Lalu, pada 2019, rasionya turun kembali menjadi 2,55% lalu pada 2020 sebesar 2,23%. Dua tahun berikutnya, rasio kembali naik menjadi 2,70% pada 2021 dan 3,32% pada 2022.
Untuk 2023, Isa pesimis rasio bisa mengalami kenaikan. Ia memprediksi realisasi PNBP terhadap PDB hanya sebesar 2,1% saja. Meski demikian, Isa juga menyebut bahwa tren ini dapat naik jika dikelola dengan baik.
“Walaupun demikian, kita juga bisa melihat tapi tren itu ada. Kalau kita bisa mengelola dan memelihara dengan baik, dasar-dasar sumbernya, atau kita rajin menggali potensinya. Tren untuk meningkat itu ada. Tren inilah yang seharusnya itu kita terus kelola dengan lebih baik lagi,”

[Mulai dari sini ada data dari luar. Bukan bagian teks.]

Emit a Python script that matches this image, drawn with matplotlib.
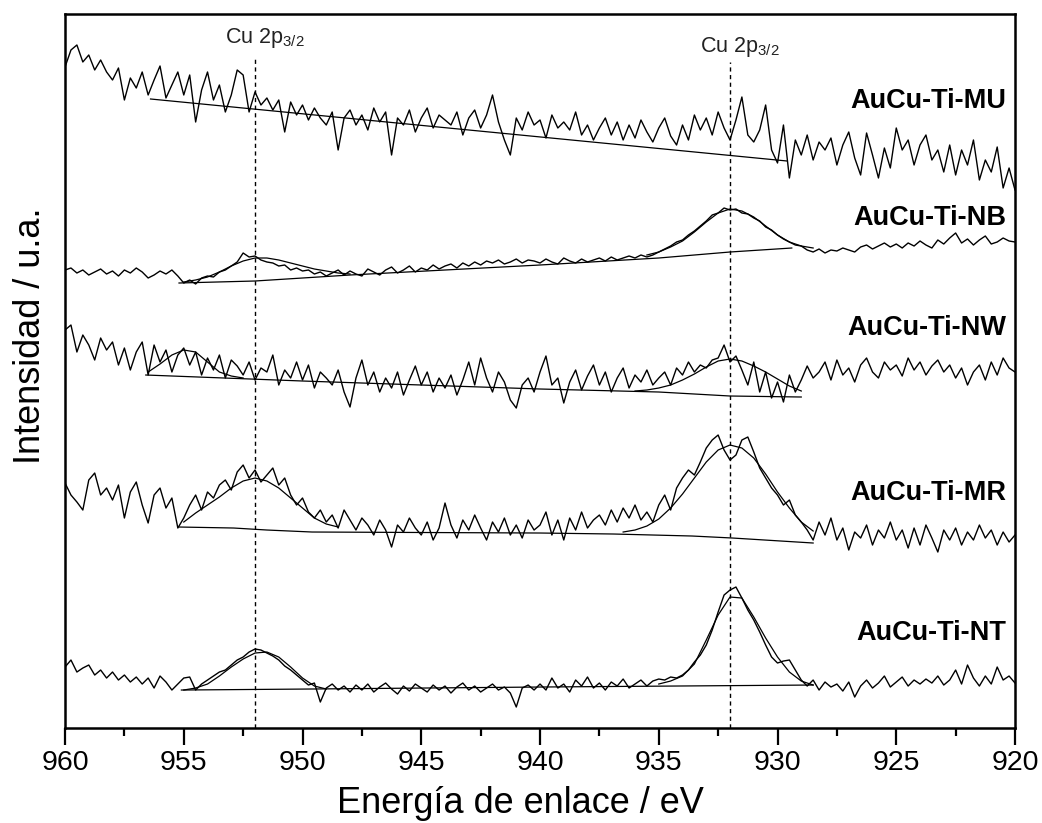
import numpy as np
import matplotlib
matplotlib.use("Agg")
import matplotlib.pyplot as plt

plt.rcParams['font.family'] = ['Liberation Sans', 'DejaVu Sans']
plt.rcParams['mathtext.fontset'] = 'custom'
plt.rcParams['mathtext.rm'] = 'Liberation Sans'

# binding energy grid of the scans (eV), 0.25 eV step
energy = np.linspace(960, 920, 161)

# measured intensities (a.u., already stacked)
mu_counts = [661, 678, 683, 666, 673, 658, 668, 656, 648, 660, 628, 650, 640, 656, 633,
             648, 662, 630, 643, 656, 633, 653, 606, 638, 656, 628, 643, 616, 633, 658,
             653, 616, 636, 623, 630, 618, 628, 596, 626, 613, 623, 608, 620, 610, 603,
             616, 578, 610, 618, 603, 613, 598, 620, 606, 616, 573, 610, 603, 618, 596,
             610, 620, 600, 613, 608, 603, 616, 593, 610, 618, 600, 613, 633, 606, 588,
             573, 610, 598, 616, 603, 608, 590, 613, 600, 606, 598, 616, 593, 603, 588,
             600, 610, 593, 606, 588, 603, 590, 608, 596, 586, 600, 610, 592, 583, 603,
             588, 613, 598, 610, 593, 616, 600, 588, 608, 631, 593, 586, 598, 623, 578,
             565, 603, 550, 588, 573, 593, 568, 586, 578, 590, 563, 583, 596, 570, 553,
             595, 573, 550, 580, 560, 600, 578, 588, 563, 583, 593, 568, 578, 556, 583,
             553, 578, 563, 588, 548, 568, 556, 581, 540, 560, 538]
nb_counts = [458, 460, 455, 458, 453, 456, 459, 454, 457, 452, 458, 455, 460, 456, 450,
             453, 457, 454, 458, 452, 445, 448, 444, 450, 452, 451, 456, 458, 462, 466,
             475, 471, 472, 468, 466, 465, 462, 463, 458, 460, 457, 458, 454, 456, 452,
             455, 458, 453, 457, 454, 452, 459, 456, 453, 458, 461, 455, 458, 462, 456,
             460, 458, 463, 459, 462, 464, 460, 465, 462, 466, 463, 467, 465, 468, 464,
             466, 469, 465, 468, 467, 465, 469, 466, 464, 470, 467, 465, 469, 466, 468,
             470, 467, 471, 468, 470, 472, 470, 473, 471, 473, 476, 479, 482, 486, 488,
             493, 497, 502, 507, 513, 515, 520, 518, 519, 515, 514, 510, 507, 501, 498,
             493, 489, 486, 483, 482, 478, 476, 479, 475, 478, 477, 480, 478, 476, 481,
             483, 479, 482, 485, 481, 484, 480, 485, 482, 487, 483, 480, 488, 484, 490,
             495, 485, 489, 483, 488, 492, 484, 486, 490, 487, 486]
nw_counts = [398, 403, 376, 393, 383, 368, 390, 378, 386, 363, 380, 358, 376, 386, 353,
             383, 366, 378, 356, 373, 380, 363, 376, 353, 370, 358, 373, 350, 368, 362,
             353, 366, 348, 360, 356, 373, 343, 358, 350, 366, 348, 363, 340, 356, 350,
             343, 358, 336, 321, 350, 368, 343, 356, 336, 350, 340, 356, 333, 348, 362,
             343, 356, 336, 350, 340, 353, 333, 348, 366, 343, 370, 350, 336, 356, 346,
             328, 320, 343, 350, 336, 356, 372, 343, 350, 325, 346, 358, 338, 352, 363,
             343, 356, 336, 350, 360, 340, 353, 346, 358, 343, 350, 356, 343, 360, 353,
             366, 356, 363, 360, 368, 370, 383, 366, 372, 358, 343, 366, 336, 356, 330,
             346, 326, 353, 336, 348, 362, 350, 356, 366, 348, 368, 353, 360, 346, 363,
             370, 356, 350, 366, 358, 363, 352, 370, 358, 366, 353, 362, 368, 356, 363,
             350, 360, 343, 356, 363, 348, 366, 353, 370, 360, 356]
mr_counts = [245, 233, 226, 218, 248, 255, 233, 240, 228, 243, 210, 236, 246, 223, 205,
             233, 240, 220, 230, 200, 210, 223, 233, 218, 236, 230, 243, 248, 238, 256,
             263, 250, 258, 246, 253, 260, 243, 250, 233, 223, 230, 216, 210, 218, 206,
             213, 200, 218, 208, 198, 210, 203, 193, 208, 198, 181, 203, 196, 210, 200,
             193, 206, 188, 200, 225, 203, 190, 208, 198, 213, 200, 188, 206, 196, 210,
             193, 203, 190, 208, 198, 203, 216, 193, 208, 188, 210, 198, 216, 200, 208,
             213, 203, 218, 206, 220, 210, 223, 208, 216, 206, 223, 233, 218, 240, 250,
             258, 253, 266, 280, 288, 293, 278, 268, 273, 288, 291, 276, 260, 250, 240,
             233, 223, 228, 213, 206, 198, 188, 206, 193, 210, 188, 200, 178, 196, 190,
             203, 183, 198, 190, 206, 188, 198, 180, 200, 183, 203, 190, 176, 198, 188,
             200, 183, 196, 188, 203, 190, 198, 183, 196, 186, 193]
nt_counts = [61, 68, 56, 60, 63, 53, 58, 50, 56, 48, 53, 46, 51, 44, 50,
             40, 52, 46, 38, 44, 50, 51, 38, 44, 48, 52, 56, 58, 63, 68,
             71, 76, 79, 78, 75, 72, 68, 62, 58, 53, 48, 43, 45, 26, 40,
             44, 38, 42, 36, 43, 38, 44, 36, 41, 45, 39, 34, 42, 37, 44,
             40, 36, 43, 38, 42, 35, 41, 45, 38, 42, 36, 40, 44, 38, 41,
             35, 21, 40, 43, 38, 44, 38, 50, 40, 44, 36, 48, 42, 51, 40,
             45, 38, 46, 42, 49, 40, 44, 48, 42, 47, 49, 48, 51, 50, 53,
             58, 66, 73, 83, 98, 116, 133, 138, 141, 130, 118, 108, 96, 83, 71,
             65, 67, 68, 58, 48, 42, 48, 38, 46, 41, 44, 37, 46, 31, 42,
             48, 40, 45, 52, 41, 46, 51, 42, 48, 44, 49, 45, 52, 43, 48,
             58, 44, 63, 50, 42, 52, 44, 61, 48, 52, 45]

# background lines (energy, intensity)
mu_bg_e = [956.4, 929.6]
mu_bg = [629, 567]
nb_bg_e = [955.2, 952.0, 948.0, 940.0, 935.0, 932.0, 929.4]
nb_bg = [445, 447, 453, 463, 470, 476, 480]
nw_bg_e = [956.6, 950.0, 945.0, 940.0, 935.0, 932.0, 929.0]
nw_bg = [353, 347, 343, 339, 336, 332, 331]
mr_bg_e = [955.2, 952.9, 951.5, 949.6, 940.0, 936.9, 933.6, 931.9, 928.5]
mr_bg = [201, 200, 198, 196, 195, 194, 192, 190, 185]
nt_bg_e = [955.1, 949.7, 940.0, 928.5]
nt_bg = [38, 39, 41, 43]

# fitted Cu 2p envelopes
nb_fit1_e = [955.0, 954.5, 954.0, 953.5, 953.0, 952.5, 952.0, 951.5, 951.0, 950.5,
             950.0, 949.5, 949.0, 948.5, 948.0]
nb_fit1 = [446, 448, 451, 456, 462, 467, 470, 470, 468, 465, 462, 459, 457, 455, 454]
nb_fit2_e = [935.5, 935.0, 934.5, 934.0, 933.5, 933.0, 932.5, 932.0, 931.5, 931.0,
             930.5, 930.0, 929.5, 929.0, 928.5]
nb_fit2 = [473, 476, 481, 487, 496, 506, 515, 519, 517, 511, 502, 493, 486, 482, 480]
nw_fit1_e = [956.5, 956.0, 955.5, 955.0, 954.5, 954.0, 953.5, 953.0, 952.5]
nw_fit1 = [356, 364, 373, 378, 376, 366, 356, 352, 350]
nw_fit2_e = [936.0, 935.5, 935.0, 934.5, 934.0, 933.5, 933.0, 932.5, 932.0, 931.5,
             931.0, 930.5, 930.0, 929.5, 929.0]
nw_fit2 = [337, 338, 340, 343, 348, 354, 361, 367, 369, 367, 362, 356, 349, 342, 337]
mr_fit1_e = [955.0, 954.5, 954.0, 953.5, 953.0, 952.5, 952.0, 951.5, 951.0, 950.5,
             950.0, 949.5, 949.0, 948.5]
mr_fit1 = [206, 215, 223, 231, 240, 247, 250, 247, 240, 230, 220, 210, 204, 201]
mr_fit2_e = [936.5, 936.0, 935.5, 935.0, 934.5, 934.0, 933.5, 933.0, 932.5, 932.0,
             931.5, 931.0, 930.5, 930.0, 929.5, 929.0, 928.5]
mr_fit2 = [196, 198, 202, 209, 220, 234, 250, 266, 278, 283, 280, 270, 254, 236, 220, 206, 197]
nt_fit1_e = [955.0, 954.5, 954.0, 953.5, 953.0, 952.5, 952.0, 951.5, 951.0, 950.5,
             950.0, 949.5, 949.0]
nt_fit1 = [38, 40, 44, 52, 61, 69, 75, 76, 71, 61, 50, 42, 39]
nt_fit2_e = [935.0, 934.5, 934.0, 933.5, 933.0, 932.5, 932.0, 931.5, 931.0, 930.5,
             930.0, 929.5, 929.0, 928.5]
nt_fit2 = [44, 47, 52, 64, 88, 113, 131, 130, 111, 90, 71, 56, 47, 43]

samples = ['AuCu-Ti-MU', 'AuCu-Ti-NB', 'AuCu-Ti-NW', 'AuCu-Ti-MR', 'AuCu-Ti-NT']
label_y = [620, 503, 393, 228, 88]
cu_positions = [952.0, 932.0]


def plot_spectra():
    fig = plt.figure(figsize=(10.42, 8.23), dpi=100)
    ax = fig.add_axes([0.0624, 0.1154, 0.9117, 0.8676])

    spectra = [mu_counts, nb_counts, nw_counts, mr_counts, nt_counts]
    for counts in spectra:
        ax.plot(energy, counts, color='black', lw=1.0)

    # backgrounds and fitted peaks
    for e, v in [(mu_bg_e, mu_bg), (nb_bg_e, nb_bg), (nw_bg_e, nw_bg),
                 (mr_bg_e, mr_bg), (nt_bg_e, nt_bg)]:
        ax.plot(e, v, color='black', lw=0.9)
    for e, v in [(nb_fit1_e, nb_fit1), (nb_fit2_e, nb_fit2), (nw_fit1_e, nw_fit1),
                 (nw_fit2_e, nw_fit2), (mr_fit1_e, mr_fit1), (mr_fit2_e, mr_fit2),
                 (nt_fit1_e, nt_fit1), (nt_fit2_e, nt_fit2)]:
        ax.plot(e, v, color='black', lw=0.9)

    # Cu 2p3/2 reference positions
    for pos, top, ty in zip(cu_positions, [669, 666], [685, 676]):
        ax.plot([pos, pos], [0, top], color='black', lw=1.0, ls=(0, (3, 2.5)))
        ax.text(pos + 1.26, ty, r'Cu 2p$_{\mathregular{3/2}}$', fontsize=15.5,
                color='#222222', ha='left', va='baseline')

    for name, y in zip(samples, label_y):
        ax.text(920.35, y, name, fontsize=19.5, fontweight='bold',
                ha='right', va='baseline')

    ax.set_xlim(960, 920)
    ax.set_ylim(0, 714)
    ax.set_xticks(np.arange(960, 919, -5))
    ax.set_xticks(np.arange(957.5, 920, -5), minor=True)
    ax.set_yticks([])
    ax.tick_params(axis='x', which='major', length=12, width=1.6, labelsize=20.5, pad=3.5)
    ax.tick_params(axis='x', which='minor', length=6, width=1.6)
    for sp in ax.spines.values():
        sp.set_linewidth(1.8)

    ax.set_xlabel('Energía de enlace / eV', fontsize=26)
    ax.xaxis.set_label_coords(0.479, -0.081)
    ax.set_ylabel('Intensidad / u.a.', fontsize=26)
    ax.yaxis.set_label_coords(-0.018, 0.549)

    fig.savefig('out.png', dpi=100)


def main():
    plot_spectra()


if __name__ == "__main__":
    main()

Jika melihat pengalaman di tahun sebelumnya, harga komoditas seperti minyak mentah, minerba, dan kelapa sawit belum mengalami lonjakan pada bulan pertama. Alhasil, realisasi PNBP saat itu juga masih sulit diprediksi.
“[Memang] untuk tahun 2023, dua bulan pertama ini masih tumbuh baik dibandingkan tahun lalu. Tapi ini tidak membuat kami terlalu besar kepala. Kenapa? Karena bulan pertama tahun lalu tren kenaikan harga komoditas belum terlalu menonjol,” lanjutnya.
Namun, terhadap hal itu, pemerintah tetap mewaspadai pelandaian harga komoditas yang dapat berimplikasi pada target pendapatan negara, baik dari sisi pajak, kepabeanan dan cukai, maupun PNBP. “Kita [tetap] mewaspadai akan ada pelandaian, bahkan mungkin nanti ada penurunan," kata Isa.
Oleh karena itu, kata dia, pemerintah tetap harus antisipatif mempersiapkan mekanisme untuk mengamankan APBN di 2023 apabila harga komoditas tidak setinggi seperti yang diasumsikan.
“Ini tetap menjadi tantangan bagi kami untuk bisa menjaga tren kenaikan. Kalau nanti turun dari 3,32%, ya, enggak turun-turun amat. Kita [terus] berusaha menjaga penurunannya agar tidak terlalu tajam,” sambungnya.
Sebagai informasi, pemerintah sendiri juga telah menargetkan realisasi PNBP tahun ini mencapai Rp441,4 triliun. Target ini turun 8,3% dari tahun sebelumnya yang sebesar Rp 481,6 triliun.